I looked down at my days of the week underwear: No! No! No!
Are you there, God? You’ve got to be kidding me!
***
My dad and my brother were still out in the go carts, there was no wayyyyyyyy I was telling them! I had met my father all of four times in my whole life, this was a man who couldn’t even say “I love you” to his parents, he certainly wasn’t going to say “I will go to Jewel to get my nine year old daughter some maxi pads!”
I had never before experienced humiliation like this and I probably never will again. Those women who talk about going to the beach and getting their period in the water, then having to get back to their towels without being seen? Oh, gosh. That’s nothing, I would rather do that a thousand and one times than have to relive this nightmare.
A woman. I needed to find a woman. Stat.
I ran up to the snack counter and completely red faced, I asked the teenage girl behind it if she had a maxi pad~ it didn’t even phase her and she ran to get her purse. She came back smiling and smacking her bubble gum, cheerfully handing me a tampon.
A TAMPON?!
I looked at it and burst into tears.
“Look, lady! I don’t know how to use this!” I sobbed, hiccuping loudly. “I don’t even know where this goes! I’m only nine! I’m with my dad and brother, my mom’s not even here!”
Now lots of women joined in, I could tell they all had children of their own; they were hugging me, trying to soothe me and quell my PRE preteen meltdown. Eventually we located a pad for me, someone gave me an ice cream cone and I went back outside to rejoin the dad and brother~ they hadn’t even noticed I was gone, Scott was just miffed I had an ice cream cone and he didn’t.
***
That night I shamefully told my mom and grandma, leaving out most of the more humiliating details and just leaving it at, “I got my period, I need to go to WalMart for, um, products.”
My grandma threw her arms around me, shouting: “Oh, honey! Congratulations! Congratulations!”

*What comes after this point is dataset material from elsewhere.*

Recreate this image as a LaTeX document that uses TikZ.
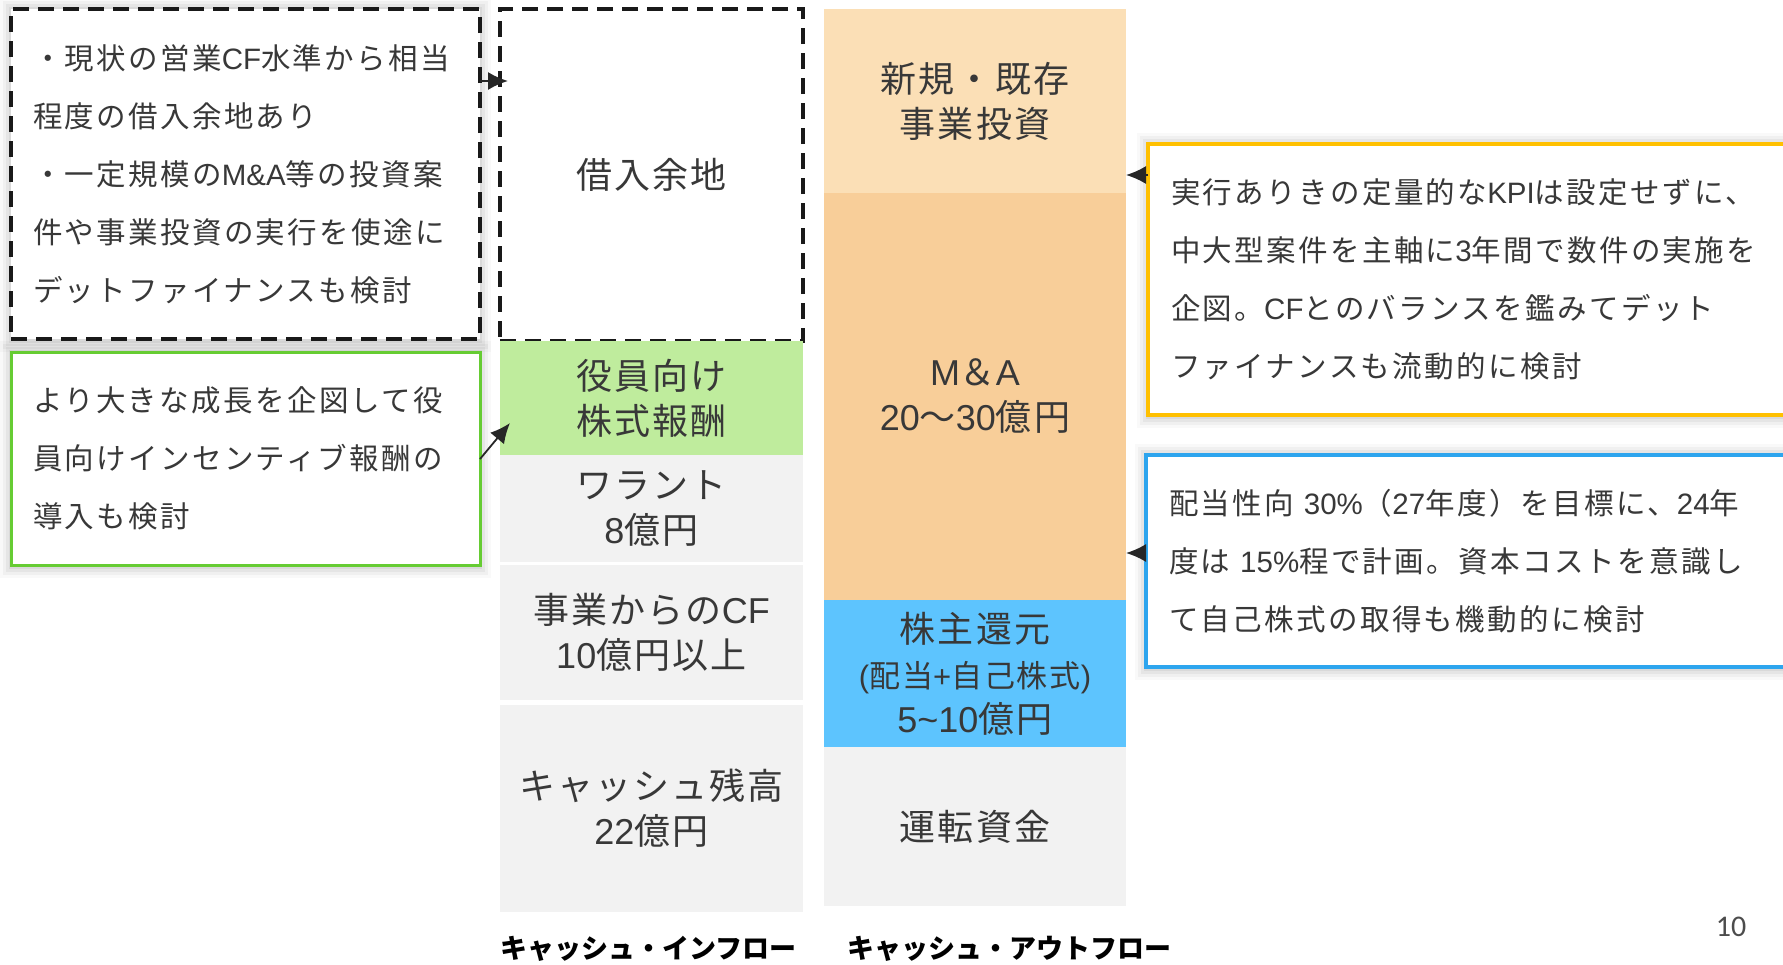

Oh, Grandma. Hush. You don’t even know.
It took me years to share this story, then it took decades before I saw even a lick of humor in it. Sometimes I wonder about those women who helped me, did they realize what they were saving me from? Would they recognize this story if they saw it?
***
“I know you’re out there, Moms at the Go Carts in Chicago. I know you wouldn’t have missed this for anything! Thank you Moms at the Go Carts. Thanks an awful lot!”